Exercise details >> In the data below, locate the line containing "Write a Python" and the line containing "plt.rcParams['font.family'] = ['Liberation", then retype both and everything between them exactly. Pictures are not part of the copy.

Records to process >>
** Begin **

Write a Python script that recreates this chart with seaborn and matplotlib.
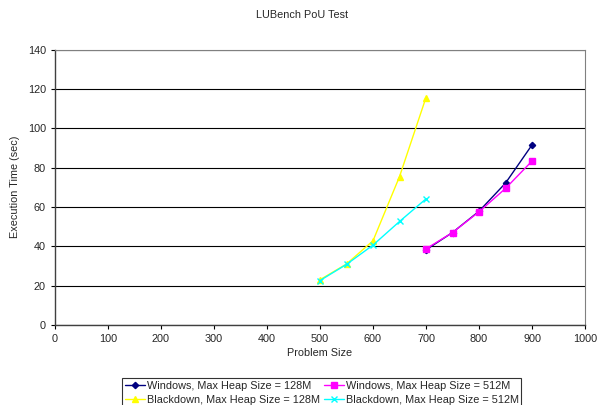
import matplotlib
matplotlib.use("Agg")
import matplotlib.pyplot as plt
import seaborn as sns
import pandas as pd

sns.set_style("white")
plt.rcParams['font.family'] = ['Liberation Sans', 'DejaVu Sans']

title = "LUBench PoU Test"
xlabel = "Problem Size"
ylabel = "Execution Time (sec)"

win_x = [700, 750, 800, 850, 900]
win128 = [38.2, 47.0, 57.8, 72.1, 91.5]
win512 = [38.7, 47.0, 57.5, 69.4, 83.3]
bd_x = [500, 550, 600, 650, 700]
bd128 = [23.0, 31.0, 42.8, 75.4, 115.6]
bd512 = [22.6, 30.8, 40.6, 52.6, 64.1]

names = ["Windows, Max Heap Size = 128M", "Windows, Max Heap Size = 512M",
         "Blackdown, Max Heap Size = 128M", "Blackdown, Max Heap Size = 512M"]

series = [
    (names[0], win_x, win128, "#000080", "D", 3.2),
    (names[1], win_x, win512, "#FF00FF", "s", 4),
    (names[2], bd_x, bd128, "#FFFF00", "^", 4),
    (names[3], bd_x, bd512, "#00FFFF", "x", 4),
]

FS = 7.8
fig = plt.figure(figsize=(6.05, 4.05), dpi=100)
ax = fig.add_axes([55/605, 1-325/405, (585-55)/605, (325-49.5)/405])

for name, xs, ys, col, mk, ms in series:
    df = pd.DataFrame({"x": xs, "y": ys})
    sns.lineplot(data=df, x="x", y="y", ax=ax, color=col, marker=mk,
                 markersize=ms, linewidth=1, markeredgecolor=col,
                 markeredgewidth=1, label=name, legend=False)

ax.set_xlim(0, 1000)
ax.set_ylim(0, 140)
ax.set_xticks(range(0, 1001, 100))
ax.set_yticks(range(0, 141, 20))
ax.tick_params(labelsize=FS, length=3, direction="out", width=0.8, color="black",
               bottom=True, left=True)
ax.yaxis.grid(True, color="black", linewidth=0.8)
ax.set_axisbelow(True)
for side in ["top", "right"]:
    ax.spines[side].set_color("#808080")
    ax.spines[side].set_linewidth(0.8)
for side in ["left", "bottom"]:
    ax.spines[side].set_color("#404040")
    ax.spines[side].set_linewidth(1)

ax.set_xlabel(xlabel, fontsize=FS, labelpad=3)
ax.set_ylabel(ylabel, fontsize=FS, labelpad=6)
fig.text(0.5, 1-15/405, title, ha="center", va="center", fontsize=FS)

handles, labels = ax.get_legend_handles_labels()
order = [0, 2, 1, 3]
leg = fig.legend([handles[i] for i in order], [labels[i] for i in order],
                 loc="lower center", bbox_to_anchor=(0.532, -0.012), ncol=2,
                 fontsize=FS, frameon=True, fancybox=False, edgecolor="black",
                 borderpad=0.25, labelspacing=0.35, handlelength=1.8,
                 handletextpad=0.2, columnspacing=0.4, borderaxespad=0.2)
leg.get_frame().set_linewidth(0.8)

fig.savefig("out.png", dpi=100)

** End **
** Begin **

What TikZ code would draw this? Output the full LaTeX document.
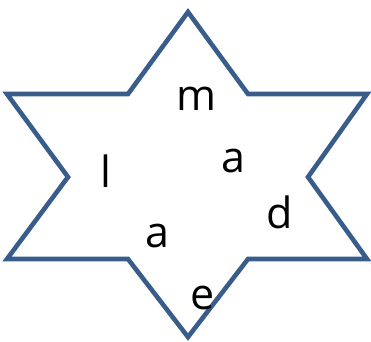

** End **

Solution to the problem >>
Write a Python script that recreates this chart with seaborn and matplotlib.
import matplotlib
matplotlib.use("Agg")
import matplotlib.pyplot as plt
import seaborn as sns
import pandas as pd

sns.set_style("white")
plt.rcParams['font.family'] = ['Liberation Sans', 'DejaVu Sans']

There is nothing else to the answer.